What you need to do: With the images removed, repeat the data below exactly.

Recorded information:

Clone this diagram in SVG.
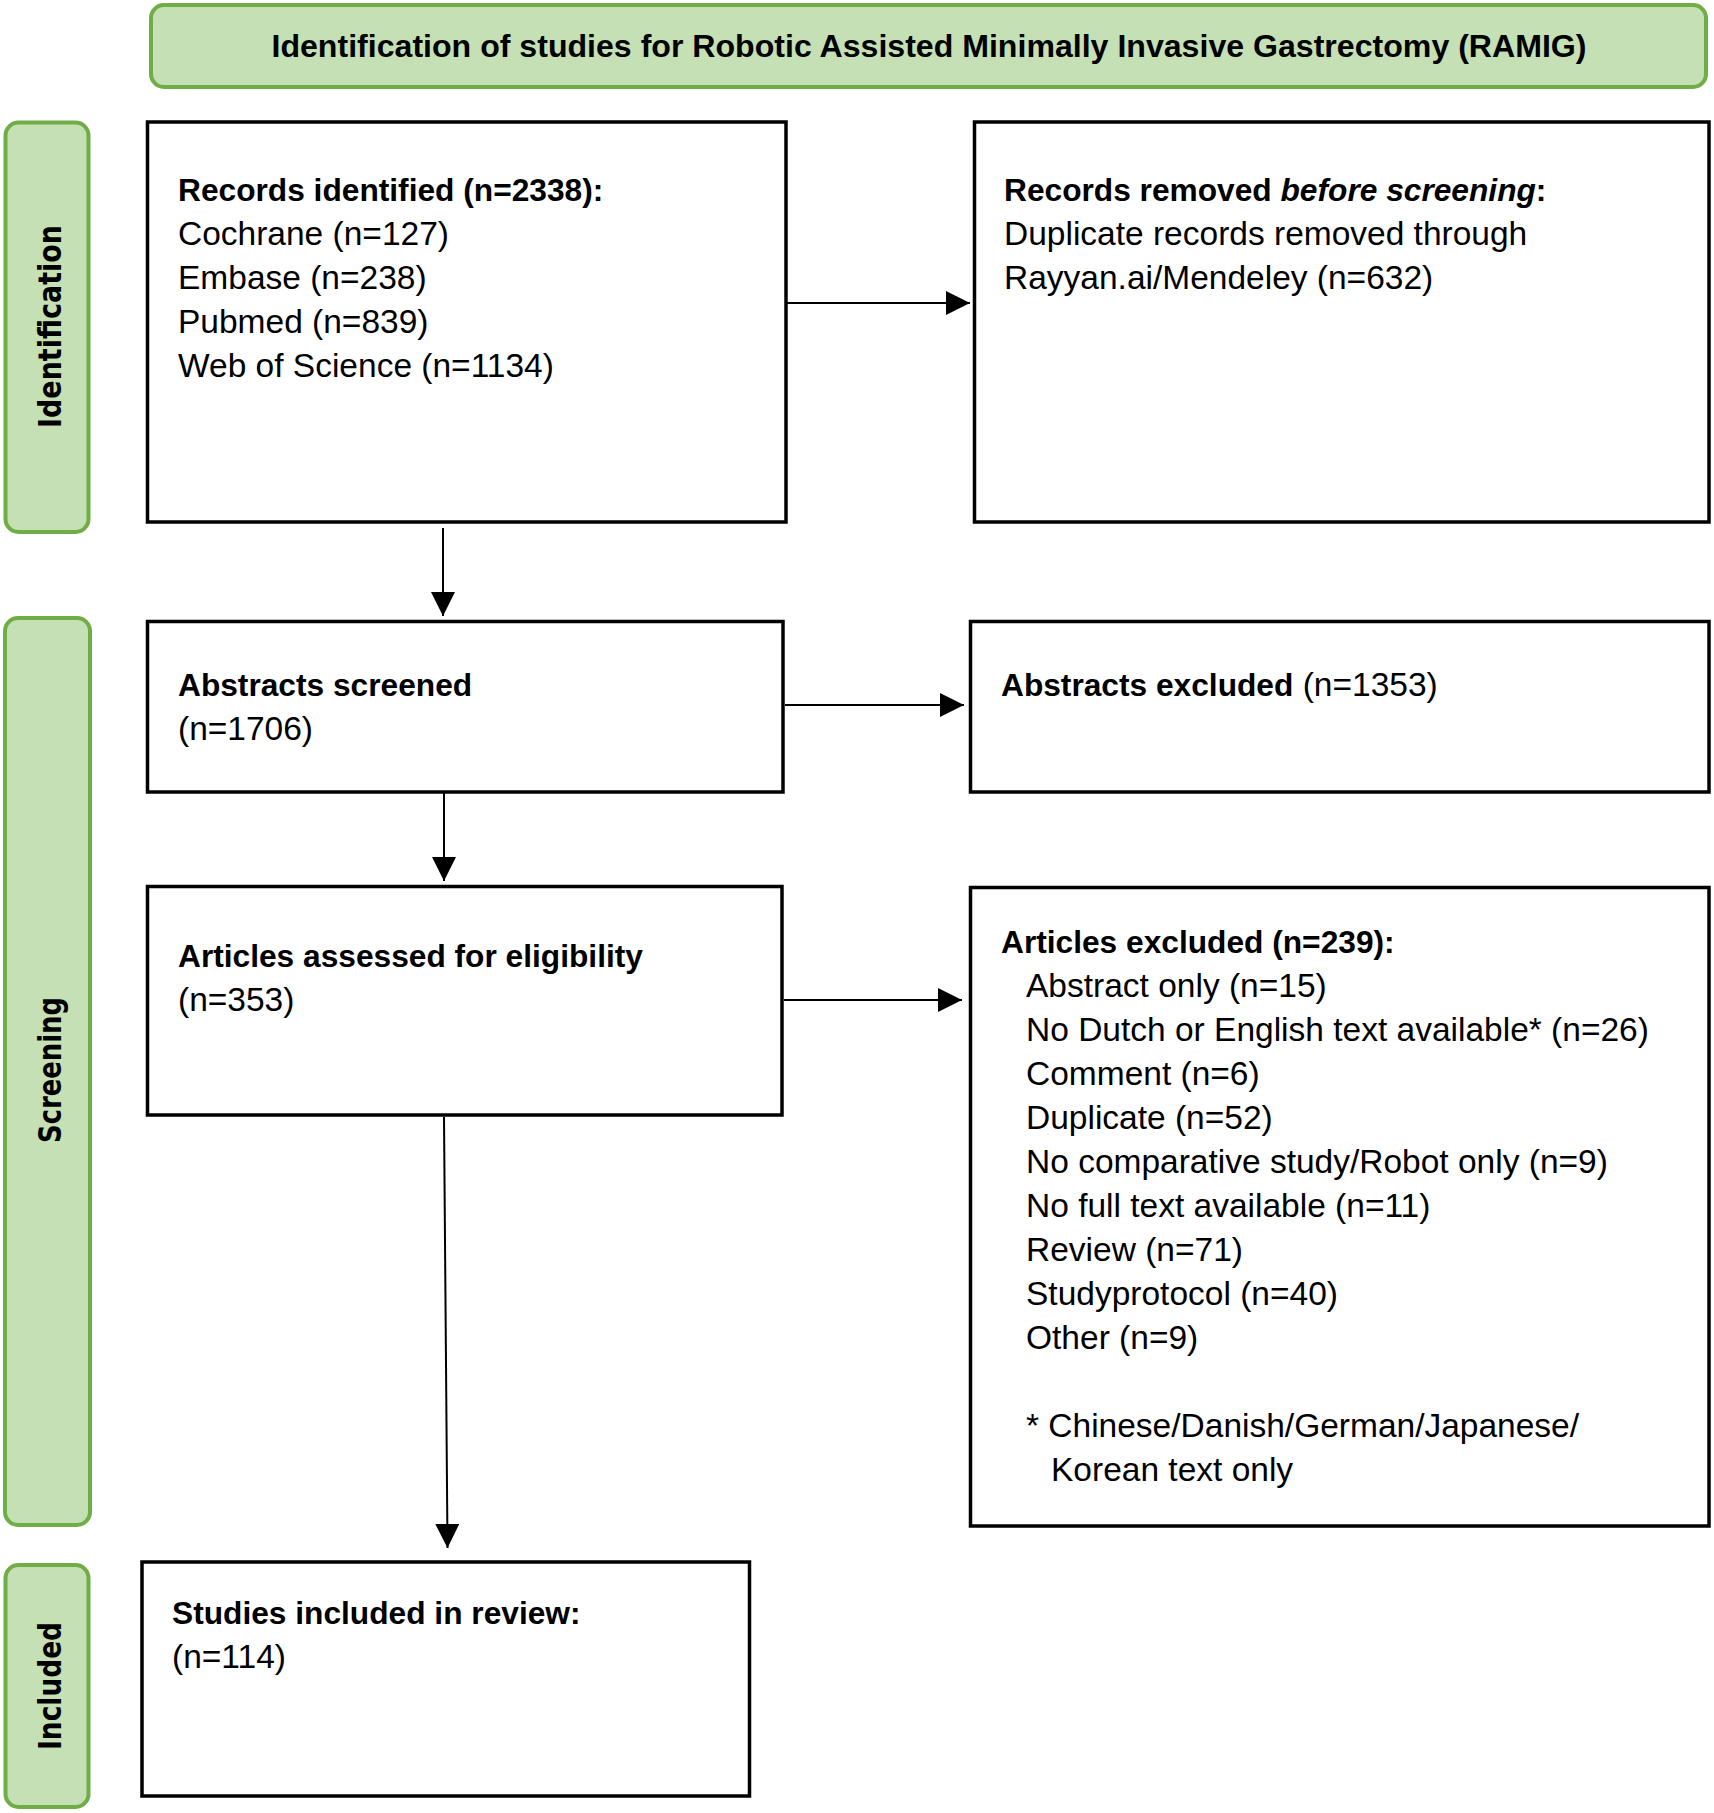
<svg xmlns="http://www.w3.org/2000/svg" width="1714" height="1813" viewBox="0 0 1714 1813">
<style>
.band{fill:#C5E0B4;stroke:#70AD47;stroke-width:4}
.box{fill:#FFFFFF;stroke:#000000;stroke-width:3.5}
.t{font-family:"Liberation Sans",Arial,sans-serif;font-size:33.5px;fill:#000000}
.b{font-weight:bold;font-size:31.7px}
.ttl{font-family:"Liberation Sans",Arial,sans-serif;font-size:32px;font-weight:bold;fill:#000000}
.side{font-family:"DejaVu Sans",Verdana,sans-serif;font-size:32px;font-weight:bold;fill:#000000}
.con{fill:none;stroke:#000000;stroke-width:2}
</style>
<defs>
<marker id="arr" markerUnits="userSpaceOnUse" markerWidth="24" markerHeight="24" refX="24" refY="12" orient="auto">
<path d="M0,0 L24,12 L0,24 Z" fill="#000000"/>
</marker>
</defs>
<rect width="1714" height="1813" fill="#FFFFFF"/>

<g id="title">
<rect class="band" x="151" y="5" width="1555" height="82" rx="13" ry="13"/>
<text class="ttl" x="929" y="57" text-anchor="middle" textLength="1315" lengthAdjust="spacingAndGlyphs">Identification of studies for Robotic Assisted Minimally Invasive Gastrectomy (RAMIG)</text>
</g>

<g id="phase-identification">
<rect class="band" x="5.5" y="122.5" width="83" height="409.5" rx="13" ry="13"/>
<text class="side" transform="translate(61,326.5) rotate(-90)" x="0" y="0" text-anchor="middle" textLength="203" lengthAdjust="spacingAndGlyphs">Identification</text>
</g>
<g id="phase-screening">
<rect class="band" x="5" y="618" width="85" height="907" rx="13" ry="13"/>
<text class="side" transform="translate(61,1070) rotate(-90)" x="0" y="0" text-anchor="middle" textLength="146" lengthAdjust="spacingAndGlyphs">Screening</text>
</g>
<g id="phase-included">
<rect class="band" x="5.5" y="1565" width="83" height="242" rx="13" ry="13"/>
<text class="side" transform="translate(61,1686) rotate(-90)" x="0" y="0" text-anchor="middle" textLength="128" lengthAdjust="spacingAndGlyphs">Included</text>
</g>

<g id="records-identified">
<rect class="box" x="147.5" y="122" width="638.5" height="400"/>
<text class="t b" x="178" y="201">Records identified (n=2338):</text>
<text class="t" x="178" y="245">Cochrane (n=127)</text>
<text class="t" x="178" y="289">Embase (n=238)</text>
<text class="t" x="178" y="333">Pubmed (n=839)</text>
<text class="t" x="178" y="377">Web of Science (n=1134)</text>
</g>

<g id="records-removed">
<rect class="box" x="974.5" y="122" width="734.5" height="400"/>
<text class="t" x="1004" y="201"><tspan class="b">Records removed </tspan><tspan class="b" font-style="italic">before screening</tspan><tspan class="b">:</tspan></text>
<text class="t" x="1004" y="245">Duplicate records removed through</text>
<text class="t" x="1004" y="289">Rayyan.ai/Mendeley (n=632)</text>
</g>

<g id="abstracts-screened">
<rect class="box" x="147.5" y="621.5" width="635.5" height="170.5"/>
<text class="t b" x="178" y="696">Abstracts screened</text>
<text class="t" x="178" y="740">(n=1706)</text>
</g>

<g id="abstracts-excluded">
<rect class="box" x="970.5" y="621.5" width="738.5" height="170.5"/>
<text class="t" x="1001" y="696"><tspan class="b">Abstracts excluded</tspan> (n=1353)</text>
</g>

<g id="articles-assessed">
<rect class="box" x="147.5" y="886.5" width="634.5" height="228.5"/>
<text class="t b" x="178" y="967">Articles assessed for eligibility</text>
<text class="t" x="178" y="1011">(n=353)</text>
</g>

<g id="articles-excluded">
<rect class="box" x="970.5" y="887.5" width="738.5" height="638.5"/>
<text class="t b" x="1001" y="953">Articles excluded (n=239):</text>
<text class="t" x="1026" y="997">Abstract only (n=15)</text>
<text class="t" x="1026" y="1041">No Dutch or English text available* (n=26)</text>
<text class="t" x="1026" y="1085">Comment (n=6)</text>
<text class="t" x="1026" y="1129">Duplicate (n=52)</text>
<text class="t" x="1026" y="1173">No comparative study/Robot only (n=9)</text>
<text class="t" x="1026" y="1217">No full text available (n=11)</text>
<text class="t" x="1026" y="1261">Review (n=71)</text>
<text class="t" x="1026" y="1305">Studyprotocol (n=40)</text>
<text class="t" x="1026" y="1349">Other (n=9)</text>
<text class="t" x="1026" y="1437">* Chinese/Danish/German/Japanese/</text>
<text class="t" x="1051" y="1481">Korean text only</text>
</g>

<g id="studies-included">
<rect class="box" x="142" y="1562" width="607.5" height="234"/>
<text class="t b" x="172" y="1624">Studies included in review:</text>
<text class="t" x="172" y="1668">(n=114)</text>
</g>

<g id="connectors">
<line class="con" x1="787" y1="303" x2="970" y2="303" marker-end="url(#arr)"/>
<line class="con" x1="443" y1="528" x2="443" y2="616" marker-end="url(#arr)"/>
<line class="con" x1="785" y1="705" x2="964" y2="705" marker-end="url(#arr)"/>
<line class="con" x1="444" y1="793" x2="444" y2="881" marker-end="url(#arr)"/>
<line class="con" x1="784" y1="1000" x2="962" y2="1000" marker-end="url(#arr)"/>
<line class="con" x1="444" y1="1117" x2="447.5" y2="1548" marker-end="url(#arr)"/>
</g>
</svg>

Answer to the task:
Clone this diagram in SVG.
<svg xmlns="http://www.w3.org/2000/svg" width="1714" height="1813" viewBox="0 0 1714 1813">
<style>
.band{fill:#C5E0B4;stroke:#70AD47;stroke-width:4}
.box{fill:#FFFFFF;stroke:#000000;stroke-width:3.5}
.t{font-family:"Liberation Sans",Arial,sans-serif;font-size:33.5px;fill:#000000}
.b{font-weight:bold;font-size:31.7px}
.ttl{font-family:"Liberation Sans",Arial,sans-serif;font-size:32px;font-weight:bold;fill:#000000}
.side{font-family:"DejaVu Sans",Verdana,sans-serif;font-size:32px;font-weight:bold;fill:#000000}
.con{fill:none;stroke:#000000;stroke-width:2}
</style>
<defs>
<marker id="arr" markerUnits="userSpaceOnUse" markerWidth="24" markerHeight="24" refX="24" refY="12" orient="auto">
<path d="M0,0 L24,12 L0,24 Z" fill="#000000"/>
</marker>
</defs>
<rect width="1714" height="1813" fill="#FFFFFF"/>

<g id="title">
<rect class="band" x="151" y="5" width="1555" height="82" rx="13" ry="13"/>
<text class="ttl" x="929" y="57" text-anchor="middle" textLength="1315" lengthAdjust="spacingAndGlyphs">Identification of studies for Robotic Assisted Minimally Invasive Gastrectomy (RAMIG)</text>
</g>

<g id="phase-identification">
<rect class="band" x="5.5" y="122.5" width="83" height="409.5" rx="13" ry="13"/>
<text class="side" transform="translate(61,326.5) rotate(-90)" x="0" y="0" text-anchor="middle" textLength="203" lengthAdjust="spacingAndGlyphs">Identification</text>
</g>
<g id="phase-screening">
<rect class="band" x="5" y="618" width="85" height="907" rx="13" ry="13"/>
<text class="side" transform="translate(61,1070) rotate(-90)" x="0" y="0" text-anchor="middle" textLength="146" lengthAdjust="spacingAndGlyphs">Screening</text>
</g>
<g id="phase-included">
<rect class="band" x="5.5" y="1565" width="83" height="242" rx="13" ry="13"/>
<text class="side" transform="translate(61,1686) rotate(-90)" x="0" y="0" text-anchor="middle" textLength="128" lengthAdjust="spacingAndGlyphs">Included</text>
</g>

<g id="records-identified">
<rect class="box" x="147.5" y="122" width="638.5" height="400"/>
<text class="t b" x="178" y="201">Records identified (n=2338):</text>
<text class="t" x="178" y="245">Cochrane (n=127)</text>
<text class="t" x="178" y="289">Embase (n=238)</text>
<text class="t" x="178" y="333">Pubmed (n=839)</text>
<text class="t" x="178" y="377">Web of Science (n=1134)</text>
</g>

<g id="records-removed">
<rect class="box" x="974.5" y="122" width="734.5" height="400"/>
<text class="t" x="1004" y="201"><tspan class="b">Records removed </tspan><tspan class="b" font-style="italic">before screening</tspan><tspan class="b">:</tspan></text>
<text class="t" x="1004" y="245">Duplicate records removed through</text>
<text class="t" x="1004" y="289">Rayyan.ai/Mendeley (n=632)</text>
</g>

<g id="abstracts-screened">
<rect class="box" x="147.5" y="621.5" width="635.5" height="170.5"/>
<text class="t b" x="178" y="696">Abstracts screened</text>
<text class="t" x="178" y="740">(n=1706)</text>
</g>

<g id="abstracts-excluded">
<rect class="box" x="970.5" y="621.5" width="738.5" height="170.5"/>
<text class="t" x="1001" y="696"><tspan class="b">Abstracts excluded</tspan> (n=1353)</text>
</g>

<g id="articles-assessed">
<rect class="box" x="147.5" y="886.5" width="634.5" height="228.5"/>
<text class="t b" x="178" y="967">Articles assessed for eligibility</text>
<text class="t" x="178" y="1011">(n=353)</text>
</g>

<g id="articles-excluded">
<rect class="box" x="970.5" y="887.5" width="738.5" height="638.5"/>
<text class="t b" x="1001" y="953">Articles excluded (n=239):</text>
<text class="t" x="1026" y="997">Abstract only (n=15)</text>
<text class="t" x="1026" y="1041">No Dutch or English text available* (n=26)</text>
<text class="t" x="1026" y="1085">Comment (n=6)</text>
<text class="t" x="1026" y="1129">Duplicate (n=52)</text>
<text class="t" x="1026" y="1173">No comparative study/Robot only (n=9)</text>
<text class="t" x="1026" y="1217">No full text available (n=11)</text>
<text class="t" x="1026" y="1261">Review (n=71)</text>
<text class="t" x="1026" y="1305">Studyprotocol (n=40)</text>
<text class="t" x="1026" y="1349">Other (n=9)</text>
<text class="t" x="1026" y="1437">* Chinese/Danish/German/Japanese/</text>
<text class="t" x="1051" y="1481">Korean text only</text>
</g>

<g id="studies-included">
<rect class="box" x="142" y="1562" width="607.5" height="234"/>
<text class="t b" x="172" y="1624">Studies included in review:</text>
<text class="t" x="172" y="1668">(n=114)</text>
</g>

<g id="connectors">
<line class="con" x1="787" y1="303" x2="970" y2="303" marker-end="url(#arr)"/>
<line class="con" x1="443" y1="528" x2="443" y2="616" marker-end="url(#arr)"/>
<line class="con" x1="785" y1="705" x2="964" y2="705" marker-end="url(#arr)"/>
<line class="con" x1="444" y1="793" x2="444" y2="881" marker-end="url(#arr)"/>
<line class="con" x1="784" y1="1000" x2="962" y2="1000" marker-end="url(#arr)"/>
<line class="con" x1="444" y1="1117" x2="447.5" y2="1548" marker-end="url(#arr)"/>
</g>
</svg>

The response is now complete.